What advice might I give to aspiring video challengers? Here are five tips:

  • Define your communication goals early. Your communication goals will dictate the form and content of your video as much as your audience will. Not every good idea you can think of will be in service of these goals, but your ideas can be honed to do so.
  • Learn about your potential audiences. A room full of highly educated adults will respond differently to a video than a room full of middle-school students will. You will always have more than one audience, and you’re looking for entry points at which to start conversations with them.
  • Keep it simple, but not dumbed down.

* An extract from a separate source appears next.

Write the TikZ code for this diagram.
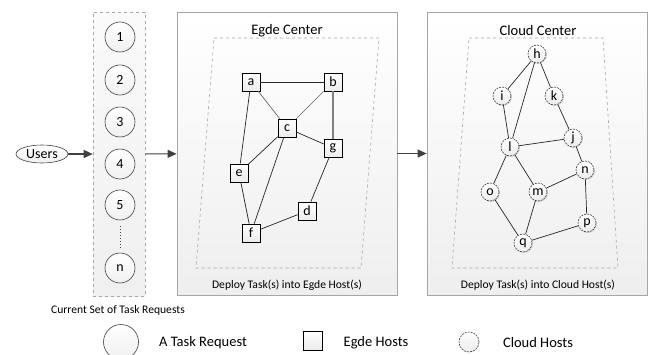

A technique I have found helpful for scientific papers is to reduce the abstract into two sentences, the first of which is the “30,000-foot view” of the problem, and the second of which is your approach to that problem. It’s worth the trouble.
  • Partner with professional, if you can. When I make science-themed videos and podcasts, the lion’s share of the time is actually spent on the editing, not the writing. Whenever I have worked with video professionals, however, the end product has always been better and finished in less time because we can each play to our strengths.
  • Test, evaluate, and iterate. Like any skill we want to cultivate, we need to reach beyond our comfort zone to grow, and we need honest and constructive feedback to improve.